▶ Raw data:
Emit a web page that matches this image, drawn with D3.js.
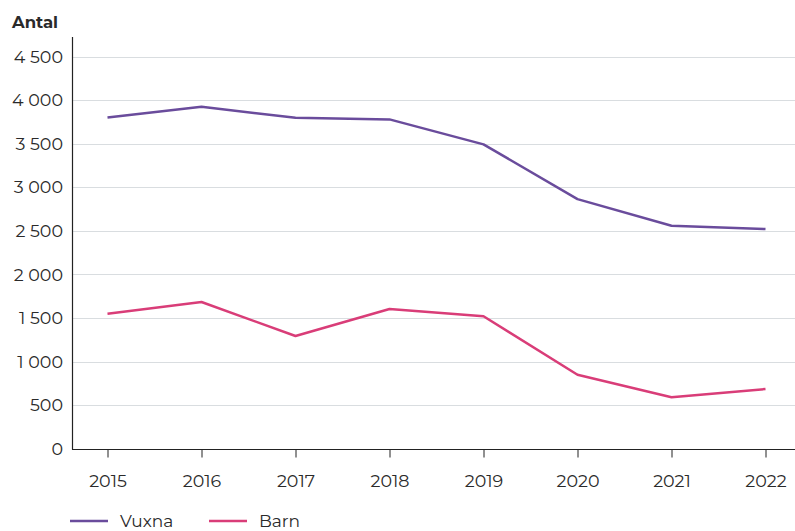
<!DOCTYPE html>
<html lang="sv">
<head>
    <meta charset="UTF-8">
    <title>Antal vuxna och barn</title>
    <script src="https://d3js.org/d3.v7.min.js"></script>
    <style>
        body { margin: 0; background: #fff; }
        text { font-family: "Montserrat", "Open Sans", sans-serif; fill: #2a2a2a; }
        .grid line { stroke: #d9dde0; stroke-width: 1; }
    </style>
</head>
<body>
    <div id="chart"></div>
    <script>
        // Data
        const years = [2015, 2016, 2017, 2018, 2019, 2020, 2021, 2022];
        const vuxna = [3803, 3925, 3799, 3780, 3493, 2865, 2559, 2521];
        const barn = [1549, 1683, 1293, 1603, 1519, 848, 589, 684];
        const yTicks = [0, 500, 1000, 1500, 2000, 2500, 3000, 3500, 4000, 4500];

        const width = 795, height = 531;
        const margin = { top: 57, right: 0, bottom: 82, left: 72 };

        const svg = d3.select("#chart").append("svg")
            .attr("width", width)
            .attr("height", height);

        const x = d3.scalePoint()
            .domain(years)
            .range([107.5, 765.5]);

        const y = d3.scaleLinear()
            .domain([0, 4500])
            .range([448.6, 56.7]);

        const fmt = d => d3.format(",")(d).replace(",", " ");

        // gridlines
        svg.append("g")
            .attr("class", "grid")
            .selectAll("line")
            .data(yTicks.filter(d => d > 0))
            .enter().append("line")
            .attr("x1", margin.left)
            .attr("x2", width)
            .attr("y1", d => Math.round(y(d)) + 0.5)
            .attr("y2", d => Math.round(y(d)) + 0.5);

        // y labels
        svg.append("g")
            .selectAll("text")
            .data(yTicks)
            .enter().append("text")
            .attr("x", 63)
            .attr("y", d => y(d))
            .attr("dy", "0.35em")
            .attr("text-anchor", "end")
            .style("font-size", "17.5px")
            .text(fmt);

        // axes lines
        svg.append("line")
            .attr("x1", margin.left + 0.5).attr("x2", margin.left + 0.5)
            .attr("y1", 37).attr("y2", 449.5)
            .attr("stroke", "#222").attr("stroke-width", 1.2);

        const xAxis = svg.append("g")
            .attr("transform", "translate(0,449.5)")
            .call(d3.axisBottom(x).tickSize(8).tickPadding(17).tickSizeOuter(0));
        xAxis.select(".domain").remove();
        xAxis.append("line")
            .attr("x1", margin.left).attr("x2", width)
            .attr("stroke", "#222").attr("stroke-width", 1.2);
        xAxis.selectAll(".tick line").attr("stroke", "#222");
        xAxis.selectAll("text")
            .style("font-size", "17.5px")
            .style("font-family", "Montserrat, 'Open Sans', sans-serif")
            .attr("fill", "#2a2a2a");

        // title
        svg.append("text")
            .attr("x", 12)
            .attr("y", 28)
            .style("font-size", "16.5px")
            .style("font-weight", "bold")
            .text("Antal");

        const line = d3.line()
            .x((d, i) => x(years[i]))
            .y(d => y(d));

        const series = [
            { name: "Vuxna", values: vuxna, color: "#6a4c9c" },
            { name: "Barn", values: barn, color: "#d93d78" }
        ];

        svg.selectAll(".series")
            .data(series)
            .enter().append("path")
            .attr("class", "series")
            .attr("d", d => line(d.values))
            .attr("fill", "none")
            .attr("stroke", d => d.color)
            .attr("stroke-width", 2.5)
            .attr("stroke-linejoin", "round");

        // legend
        const legend = svg.selectAll(".legend")
            .data(series)
            .enter().append("g")
            .attr("class", "legend")
            .attr("transform", (d, i) => `translate(${70 + i * 139},521)`);
        legend.append("line")
            .attr("x1", 0).attr("x2", 38)
            .attr("stroke", d => d.color)
            .attr("stroke-width", 2.5);
        legend.append("text")
            .attr("x", 50)
            .attr("dy", "0.35em")
            .style("font-size", "17px")
            .text(d => d.name);
    </script>
</body>
</html>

▶ What the task asks:
Print each line of the material above exactly, with the pictures removed from your copy.

▶ Answer to this exercise:
Emit a web page that matches this image, drawn with D3.js.
<!DOCTYPE html>
<html lang="sv">
<head>
    <meta charset="UTF-8">
    <title>Antal vuxna och barn</title>
    <script src="https://d3js.org/d3.v7.min.js"></script>
    <style>
        body { margin: 0; background: #fff; }
        text { font-family: "Montserrat", "Open Sans", sans-serif; fill: #2a2a2a; }
        .grid line { stroke: #d9dde0; stroke-width: 1; }
    </style>
</head>
<body>
    <div id="chart"></div>
    <script>
        // Data
        const years = [2015, 2016, 2017, 2018, 2019, 2020, 2021, 2022];
        const vuxna = [3803, 3925, 3799, 3780, 3493, 2865, 2559, 2521];
        const barn = [1549, 1683, 1293, 1603, 1519, 848, 589, 684];
        const yTicks = [0, 500, 1000, 1500, 2000, 2500, 3000, 3500, 4000, 4500];

        const width = 795, height = 531;
        const margin = { top: 57, right: 0, bottom: 82, left: 72 };

        const svg = d3.select("#chart").append("svg")
            .attr("width", width)
            .attr("height", height);

        const x = d3.scalePoint()
            .domain(years)
            .range([107.5, 765.5]);

        const y = d3.scaleLinear()
            .domain([0, 4500])
            .range([448.6, 56.7]);

        const fmt = d => d3.format(",")(d).replace(",", " ");

        // gridlines
        svg.append("g")
            .attr("class", "grid")
            .selectAll("line")
            .data(yTicks.filter(d => d > 0))
            .enter().append("line")
            .attr("x1", margin.left)
            .attr("x2", width)
            .attr("y1", d => Math.round(y(d)) + 0.5)
            .attr("y2", d => Math.round(y(d)) + 0.5);

        // y labels
        svg.append("g")
            .selectAll("text")
            .data(yTicks)
            .enter().append("text")
            .attr("x", 63)
            .attr("y", d => y(d))
            .attr("dy", "0.35em")
            .attr("text-anchor", "end")
            .style("font-size", "17.5px")
            .text(fmt);

        // axes lines
        svg.append("line")
            .attr("x1", margin.left + 0.5).attr("x2", margin.left + 0.5)
            .attr("y1", 37).attr("y2", 449.5)
            .attr("stroke", "#222").attr("stroke-width", 1.2);

        const xAxis = svg.append("g")
            .attr("transform", "translate(0,449.5)")
            .call(d3.axisBottom(x).tickSize(8).tickPadding(17).tickSizeOuter(0));
        xAxis.select(".domain").remove();
        xAxis.append("line")
            .attr("x1", margin.left).attr("x2", width)
            .attr("stroke", "#222").attr("stroke-width", 1.2);
        xAxis.selectAll(".tick line").attr("stroke", "#222");
        xAxis.selectAll("text")
            .style("font-size", "17.5px")
            .style("font-family", "Montserrat, 'Open Sans', sans-serif")
            .attr("fill", "#2a2a2a");

        // title
        svg.append("text")
            .attr("x", 12)
            .attr("y", 28)
            .style("font-size", "16.5px")
            .style("font-weight", "bold")
            .text("Antal");

        const line = d3.line()
            .x((d, i) => x(years[i]))
            .y(d => y(d));

        const series = [
            { name: "Vuxna", values: vuxna, color: "#6a4c9c" },
            { name: "Barn", values: barn, color: "#d93d78" }
        ];

        svg.selectAll(".series")
            .data(series)
            .enter().append("path")
            .attr("class", "series")
            .attr("d", d => line(d.values))
            .attr("fill", "none")
            .attr("stroke", d => d.color)
            .attr("stroke-width", 2.5)
            .attr("stroke-linejoin", "round");

        // legend
        const legend = svg.selectAll(".legend")
            .data(series)
            .enter().append("g")
            .attr("class", "legend")
            .attr("transform", (d, i) => `translate(${70 + i * 139},521)`);
        legend.append("line")
            .attr("x1", 0).attr("x2", 38)
            .attr("stroke", d => d.color)
            .attr("stroke-width", 2.5);
        legend.append("text")
            .attr("x", 50)
            .attr("dy", "0.35em")
            .style("font-size", "17px")
            .text(d => d.name);
    </script>
</body>
</html>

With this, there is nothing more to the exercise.